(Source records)
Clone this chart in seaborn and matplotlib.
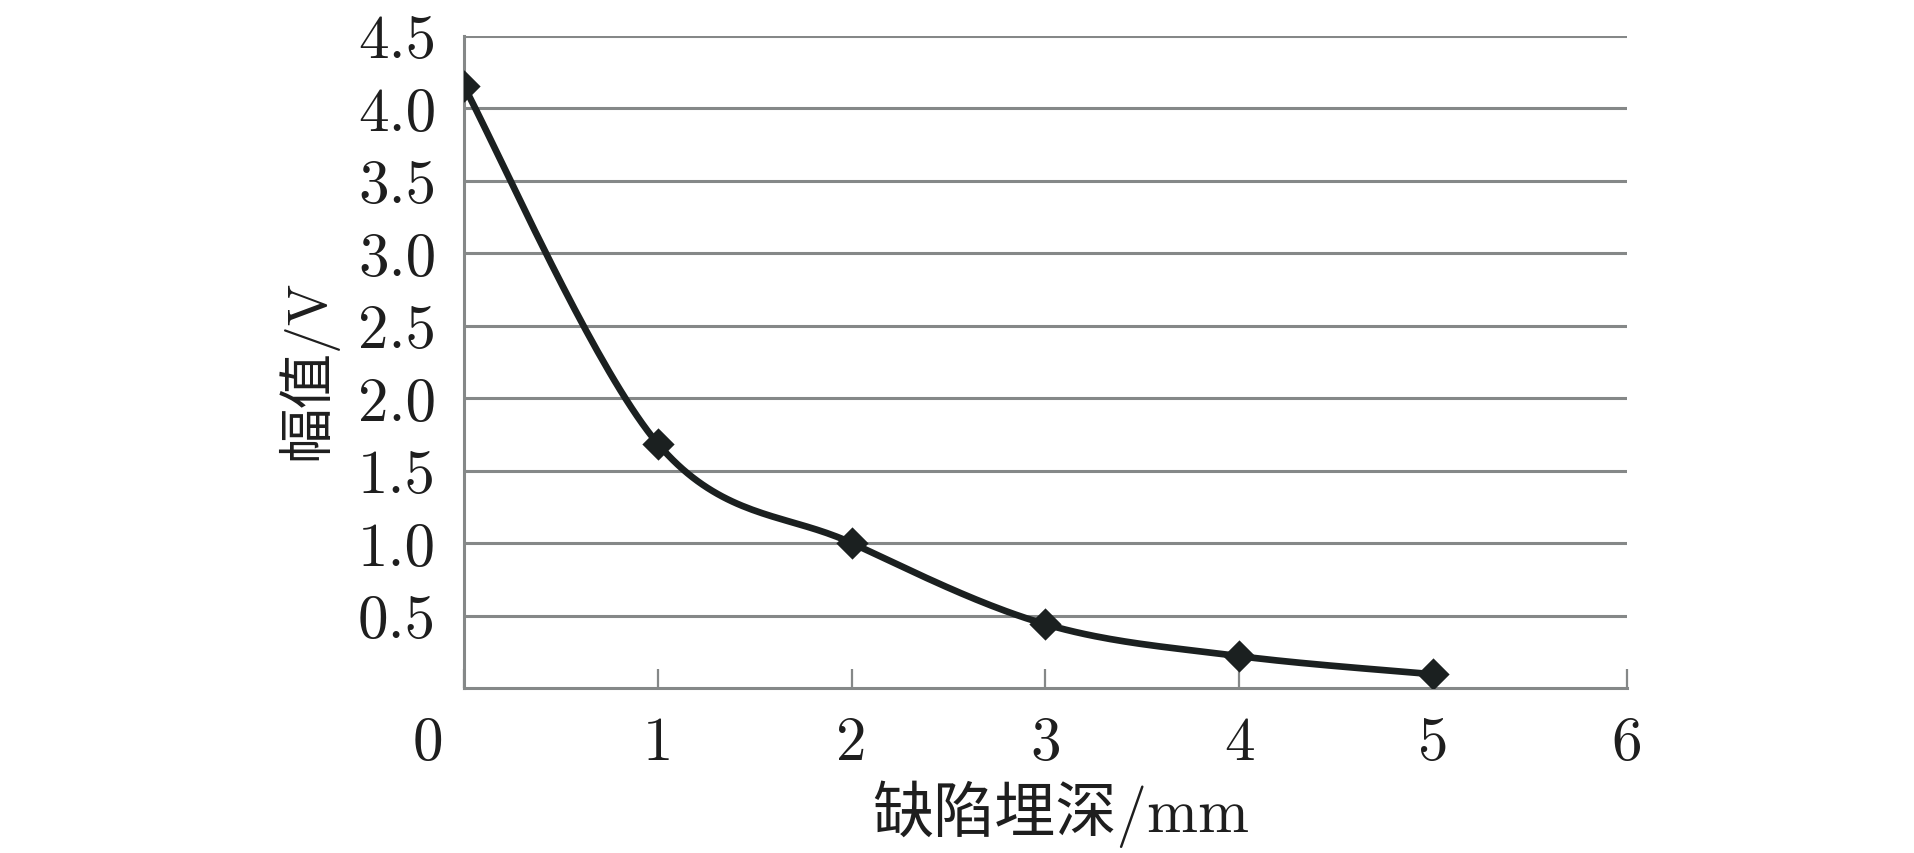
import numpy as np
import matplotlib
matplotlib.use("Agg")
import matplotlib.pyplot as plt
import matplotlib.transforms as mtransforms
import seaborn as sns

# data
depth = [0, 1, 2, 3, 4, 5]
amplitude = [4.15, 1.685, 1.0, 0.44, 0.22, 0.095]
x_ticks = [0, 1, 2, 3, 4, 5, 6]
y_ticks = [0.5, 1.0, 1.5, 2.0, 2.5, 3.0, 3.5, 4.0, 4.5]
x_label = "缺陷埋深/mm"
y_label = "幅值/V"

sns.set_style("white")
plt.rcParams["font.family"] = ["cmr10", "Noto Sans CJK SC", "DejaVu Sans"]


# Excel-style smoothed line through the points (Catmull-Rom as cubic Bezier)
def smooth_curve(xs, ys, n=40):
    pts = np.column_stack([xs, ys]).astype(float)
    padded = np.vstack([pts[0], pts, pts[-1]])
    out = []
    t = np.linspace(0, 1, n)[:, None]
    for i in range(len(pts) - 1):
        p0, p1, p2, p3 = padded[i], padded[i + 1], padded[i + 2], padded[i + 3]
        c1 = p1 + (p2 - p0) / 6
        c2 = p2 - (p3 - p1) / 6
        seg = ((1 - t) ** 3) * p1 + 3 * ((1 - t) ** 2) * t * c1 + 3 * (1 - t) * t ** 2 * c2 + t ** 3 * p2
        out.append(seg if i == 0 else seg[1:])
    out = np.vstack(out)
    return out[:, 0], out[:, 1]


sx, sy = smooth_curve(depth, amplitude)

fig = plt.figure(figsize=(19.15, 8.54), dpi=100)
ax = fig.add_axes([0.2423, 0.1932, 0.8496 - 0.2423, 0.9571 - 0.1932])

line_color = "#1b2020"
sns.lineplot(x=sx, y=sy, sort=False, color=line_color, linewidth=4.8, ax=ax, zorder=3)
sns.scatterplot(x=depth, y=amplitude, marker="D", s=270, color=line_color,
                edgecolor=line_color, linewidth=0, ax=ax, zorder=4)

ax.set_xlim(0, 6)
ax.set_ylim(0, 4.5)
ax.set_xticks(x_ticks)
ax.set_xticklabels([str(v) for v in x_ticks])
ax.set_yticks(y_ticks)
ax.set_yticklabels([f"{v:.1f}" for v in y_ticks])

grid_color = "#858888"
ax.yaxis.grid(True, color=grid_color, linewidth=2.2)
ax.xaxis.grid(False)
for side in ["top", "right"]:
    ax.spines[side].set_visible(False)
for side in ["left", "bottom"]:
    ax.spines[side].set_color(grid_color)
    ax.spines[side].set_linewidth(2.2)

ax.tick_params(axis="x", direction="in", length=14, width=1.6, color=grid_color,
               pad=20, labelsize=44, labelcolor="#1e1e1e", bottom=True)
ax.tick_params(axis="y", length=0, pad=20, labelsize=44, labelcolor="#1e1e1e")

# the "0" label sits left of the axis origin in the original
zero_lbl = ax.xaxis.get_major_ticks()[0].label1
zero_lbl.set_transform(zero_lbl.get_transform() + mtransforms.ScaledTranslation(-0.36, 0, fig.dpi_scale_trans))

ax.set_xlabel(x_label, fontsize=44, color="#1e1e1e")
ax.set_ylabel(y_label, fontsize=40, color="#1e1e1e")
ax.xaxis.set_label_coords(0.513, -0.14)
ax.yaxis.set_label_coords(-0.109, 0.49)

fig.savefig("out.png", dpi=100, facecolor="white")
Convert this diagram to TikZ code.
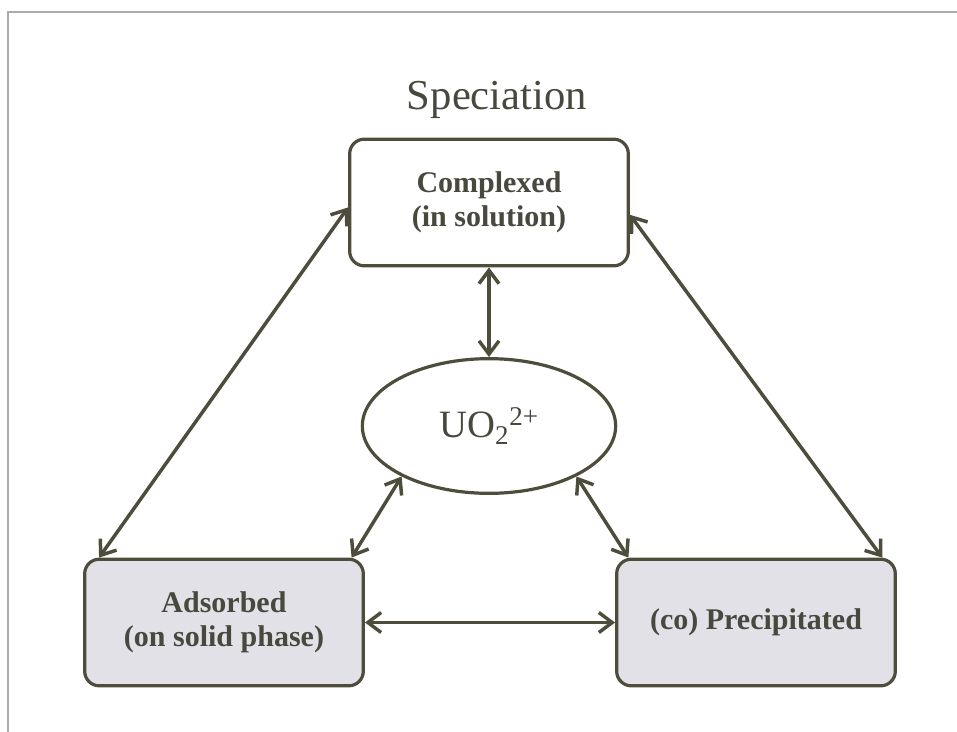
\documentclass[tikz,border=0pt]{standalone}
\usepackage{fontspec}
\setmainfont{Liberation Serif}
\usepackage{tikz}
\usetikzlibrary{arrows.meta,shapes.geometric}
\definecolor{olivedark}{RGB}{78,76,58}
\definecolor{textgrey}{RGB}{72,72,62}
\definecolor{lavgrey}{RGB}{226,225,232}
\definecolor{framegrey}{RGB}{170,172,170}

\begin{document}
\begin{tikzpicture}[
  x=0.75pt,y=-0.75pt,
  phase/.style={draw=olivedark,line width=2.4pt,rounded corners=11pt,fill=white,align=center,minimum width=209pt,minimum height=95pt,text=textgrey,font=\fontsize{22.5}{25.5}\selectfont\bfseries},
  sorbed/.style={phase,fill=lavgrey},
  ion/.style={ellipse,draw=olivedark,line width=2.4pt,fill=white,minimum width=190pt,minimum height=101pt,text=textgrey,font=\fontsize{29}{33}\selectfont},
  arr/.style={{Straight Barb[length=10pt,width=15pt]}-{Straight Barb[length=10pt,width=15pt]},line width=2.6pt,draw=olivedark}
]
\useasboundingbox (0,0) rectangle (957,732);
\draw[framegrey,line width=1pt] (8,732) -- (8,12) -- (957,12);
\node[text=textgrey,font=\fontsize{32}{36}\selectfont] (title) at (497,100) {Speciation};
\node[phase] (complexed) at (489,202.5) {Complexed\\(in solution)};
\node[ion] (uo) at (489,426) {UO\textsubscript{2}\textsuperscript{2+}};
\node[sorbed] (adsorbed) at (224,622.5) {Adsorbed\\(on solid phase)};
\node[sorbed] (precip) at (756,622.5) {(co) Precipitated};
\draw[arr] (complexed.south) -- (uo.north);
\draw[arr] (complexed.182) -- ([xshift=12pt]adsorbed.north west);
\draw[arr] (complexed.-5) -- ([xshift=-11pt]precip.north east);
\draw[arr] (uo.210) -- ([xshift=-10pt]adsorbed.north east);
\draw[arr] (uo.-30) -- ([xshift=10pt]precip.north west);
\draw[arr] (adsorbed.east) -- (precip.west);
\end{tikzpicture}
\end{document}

WORK TO BE COMPLETED
Starting with the line that holds "Convert this diagram to TikZ code.", repeat exactly every line through the end of the material above, both ends included, without the pictures.

RESULT FOR THIS EXERCISE
Convert this diagram to TikZ code.
\documentclass[tikz,border=0pt]{standalone}
\usepackage{fontspec}
\setmainfont{Liberation Serif}
\usepackage{tikz}
\usetikzlibrary{arrows.meta,shapes.geometric}
\definecolor{olivedark}{RGB}{78,76,58}
\definecolor{textgrey}{RGB}{72,72,62}
\definecolor{lavgrey}{RGB}{226,225,232}
\definecolor{framegrey}{RGB}{170,172,170}

\begin{document}
\begin{tikzpicture}[
  x=0.75pt,y=-0.75pt,
  phase/.style={draw=olivedark,line width=2.4pt,rounded corners=11pt,fill=white,align=center,minimum width=209pt,minimum height=95pt,text=textgrey,font=\fontsize{22.5}{25.5}\selectfont\bfseries},
  sorbed/.style={phase,fill=lavgrey},
  ion/.style={ellipse,draw=olivedark,line width=2.4pt,fill=white,minimum width=190pt,minimum height=101pt,text=textgrey,font=\fontsize{29}{33}\selectfont},
  arr/.style={{Straight Barb[length=10pt,width=15pt]}-{Straight Barb[length=10pt,width=15pt]},line width=2.6pt,draw=olivedark}
]
\useasboundingbox (0,0) rectangle (957,732);
\draw[framegrey,line width=1pt] (8,732) -- (8,12) -- (957,12);
\node[text=textgrey,font=\fontsize{32}{36}\selectfont] (title) at (497,100) {Speciation};
\node[phase] (complexed) at (489,202.5) {Complexed\\(in solution)};
\node[ion] (uo) at (489,426) {UO\textsubscript{2}\textsuperscript{2+}};
\node[sorbed] (adsorbed) at (224,622.5) {Adsorbed\\(on solid phase)};
\node[sorbed] (precip) at (756,622.5) {(co) Precipitated};
\draw[arr] (complexed.south) -- (uo.north);
\draw[arr] (complexed.182) -- ([xshift=12pt]adsorbed.north west);
\draw[arr] (complexed.-5) -- ([xshift=-11pt]precip.north east);
\draw[arr] (uo.210) -- ([xshift=-10pt]adsorbed.north east);
\draw[arr] (uo.-30) -- ([xshift=10pt]precip.north west);
\draw[arr] (adsorbed.east) -- (precip.west);
\end{tikzpicture}
\end{document}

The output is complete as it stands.